Do you have to feel worthy enough to receive good grades?  To a degree.  You must advocate for yourself, use tutoring services when necessary, and ask questions of professors.  You must be humble enough to know your weakness and find ways to strengthen these areas.

Egos that are too fragile can’t find a way to grow and learn.  I’ve had students in my English classes who couldn’t write a single complete sentence.  When one such student received a failing grade on her first essay, she yelled at me saying, “All my other English teachers told me I was a great writer.  What is wrong with you?”

Very calmly, I point out that the first sentence of her essay was a fragment.  The next sentence was a run-on sentence.  The next sentence was so convoluted that I couldn’t ascertain its meaning.  I rewrote these sentences and asked her to fix some of the others. I told her that I could help her become a better writer and succeed at community college. I offered to tutor her, but some egos prefer fantasy to reality.  Other times, students react with humility, dig in, and learn all that needs to be learned.  Is it unfair that the school this young woman attended failed her?  Of course, it is, but she had choices.  She could begin a somewhat painful learning process or she could live in denial.

In many areas of life, people stay in situations because they fear the work it would take to get where they want to go.  Hard work is what isn’t emphasized enough in combination with positive thinking.

I had to believe in myself to apply for scholarships to college despite all the voices telling me that I shouldn’t try and I should just stay in that small town.  I had to work hard to have the kind of grades worthy of receiving a scholarship, and I had to spend many long nights rewriting my scholarship essays instead of drinking beer at a party in a pasture.  (Oh, East Texas…)

Did I visualize success?  You bet I did.  Did I do the work required for success?  I did more than I thought possible, and there were so many scholarships that I didn’t receive despite my best efforts.  However, I refused to give into despair, and at the latest possible hour the checks showed up in the mail; those scholarships made a difference on my journey.

Manifestation is more like that—you put in unbelievable hours of work.  You believe in your own success, and you are eventually rewarded.  Is it all that you dreamed it might be?  Usually not, but at least you are going in the direction you wanted to go.  Then, you enjoy yourself for a while and start working on what you want next.  Some people focus more on the magic, the guidance, and visualization.  Others focus more on the work.  Most goals are accomplished because of some combination of both, but without doing the work you kind of look silly.
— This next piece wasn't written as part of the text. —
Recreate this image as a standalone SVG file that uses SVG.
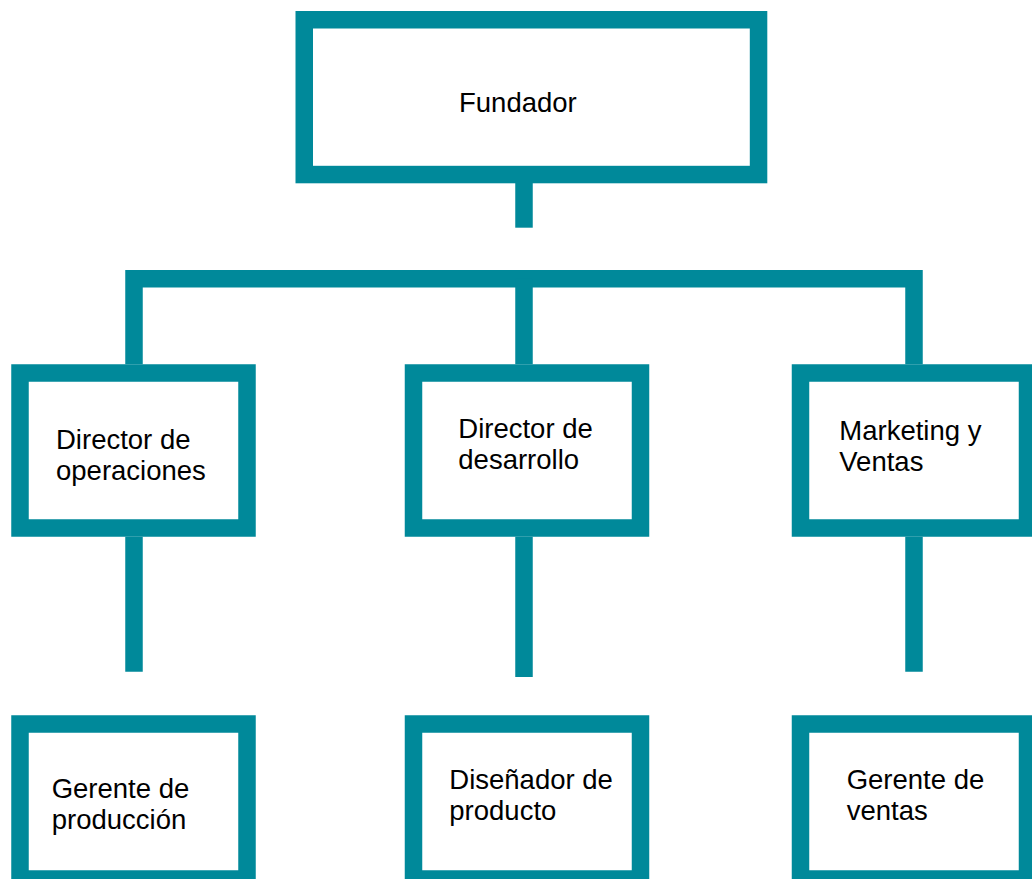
<svg xmlns="http://www.w3.org/2000/svg" width="1032" height="879" viewBox="0 0 1032 879">
<style>
.box{fill:#ffffff;stroke:#00899A;stroke-width:17.5}
.con{fill:none;stroke:#00899A;stroke-width:17.5;stroke-linecap:butt;stroke-linejoin:miter}
.lbl{font-family:"Liberation Sans",Arial,sans-serif;font-size:27.5px;fill:#000000}
</style>
<rect width="1032" height="879" fill="#ffffff"/>
<g id="connectors">
<path class="con" d="M524,183 V227.7"/>
<path class="con" d="M134,364.3 V278.7 H914 V364.3"/>
<path class="con" d="M524,278.7 V364.3"/>
<path class="con" d="M134,536.7 V671.7"/>
<path class="con" d="M524,536.7 V677"/>
<path class="con" d="M914,536.7 V671.7"/>
</g>
<g id="fundador">
<rect class="box" x="304.25" y="19.75" width="454.3" height="154.8"/>
<text class="lbl" x="459" y="111.7">Fundador</text>
</g>
<g id="director-operaciones">
<rect class="box" x="20" y="373" width="227" height="155"/>
<text class="lbl" x="56" y="448.5">Director de</text>
<text class="lbl" x="56" y="479.5">operaciones</text>
</g>
<g id="director-desarrollo">
<rect class="box" x="413.5" y="373" width="227" height="155"/>
<text class="lbl" x="458.3" y="437.7">Director de</text>
<text class="lbl" x="458.3" y="468.7">desarrollo</text>
</g>
<g id="marketing-ventas">
<rect class="box" x="800.5" y="373" width="227" height="155"/>
<text class="lbl" x="839.3" y="440">Marketing y</text>
<text class="lbl" x="839.3" y="471">Ventas</text>
</g>
<g id="gerente-produccion">
<rect class="box" x="20" y="724" width="227" height="155"/>
<text class="lbl" x="51.7" y="797.7">Gerente de</text>
<text class="lbl" x="51.7" y="828.7">producción</text>
</g>
<g id="disenador-producto">
<rect class="box" x="413.5" y="724" width="227" height="155"/>
<text class="lbl" x="449.3" y="789.3">Diseñador de</text>
<text class="lbl" x="449.3" y="820.3">producto</text>
</g>
<g id="gerente-ventas">
<rect class="box" x="800.5" y="724" width="227" height="155"/>
<text class="lbl" x="846.7" y="789.3">Gerente de</text>
<text class="lbl" x="846.7" y="820.3">ventas</text>
</g>
</svg>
You don’t get muscles without lifting something.  You might not go to the most expensive gym in town, but you are using your own body weight in floor exercises.  You are lifting a hay bale or lifting something.  Are some people more naturally athletic than others?  Of course, but you change your body over time and what you change in your own life matters to you.  Depression keeps people stagnant, so visualization can certainly help people find the energy to walk in the direction of a dream.

Remember….this human experience is about learning.  Our limitations are not something we should judge or dislike; rather, they are the challenges that we learn how to rise above.

The idea of changing one’s thoughts/vibration is a worthy goal because we are more than our form.  Outside of form during my near-death experience, I was limitless and this felt amazing.  It was actually a bummer to return to my limitations, but I’m grateful I had that glimpse of what lies beyond my form.

The law of attraction and other types of teachings are trying to get people to be aware of and to exist (at least part of the time) beyond the limitations of their culture, personality, family of origin, repeated thought patterns, etc.  Positive changes can occur when we learn to think differently, beginning in our energetic field and moving into our lives.  But, action, purposeful and inspired, is what really seems to manifest a different reality.

 

 

4 thoughts on “The Value of Hard Work and Visualization

  1. Wonderful post Tricia, you are an inspiration , you have not become ungrounded after your NDE, I take great strength from your posts. My faith has taken a huge dive, I am sad about that, but determined to stay objective and employ my new Critical thinking capabilities. I know you have absolute faith and I sincerely hope it is justified , you deserve it. I love the links you shared too…. Sharing 🙂

    Liked by 1 person

  2. Hello, Triciia.

    Really interesting post. Thank you for sharing it.

    Some of it reminds me of what the consensus reality of our Western culture in some ways demads of people, especially that hard work will lead to honest to goodness self-reilience, fame, wealth, happiness, etc. In my part of the world, I live in one of the poorest sections of our borough. I had no idea until studies were reported and because I knew many people were busting their butts at sometimes more than two jobs, most of them immigrants and many with families intact but struggling not just to make ends meet but to preserve their families that weren’t getting the attention they needed because of the new culture they were in was demanding this hard work just to be able to afford food and shelter. Some of these people are either leaving or not having family come here. Not because they are not wanting to work, but because the over culture here demands them to give things up to be able to afford living here – like their families. In any case, that’s the experience in my little corner of the world. It’s as if you don’t work as hard as the over culture expects, you won’t succeed here. (Interesting consensus reality we’ve created here.). Witnessing this happening to people I care about, the words of Jesus kept coming to mind: “Behold the lilies of the field. They do not spin or toil and yet our Heavenly Father still provides…”. Don’t get me wrong. I’m not advocating laziness. I am, however concerned about the over culture’s focus on hard work being glorified in the way I’m witnessing it in my part of the world. It terribly wreaks of the current order to an extreme.

    All the best!

    Liked by 1 person

    • I actually agree with you. I think “The Secret” and LOA materials sell better in the US because of that mentality. However, I have to try to wrap my head around what is going on in the most extreme cases like Kambwamba. He did find a somewhat ingenious way to rise above starving to death in a powerful way. Did he raise his vibration or is he simply an exceptional person? It seems that very hostile areas require an almost super-human strength to move society forward. I think of MLK and so many others who worked tirelessly for a more just society. They were not lazy….but then…did they become instant millionaires like The Secret makes it seem is possible? Of course not. I think law of attraction teachers should take in to account that a person can raise their frequency and vibration to a very high level, but still live in a very hostile area. They might simply inspire others to keep working for greater justice.

      On the other hand, I do know people in the U.S. who have a very lazy mindset, thinking that they can simply think positively into a random moment of financial success. That seems delusional.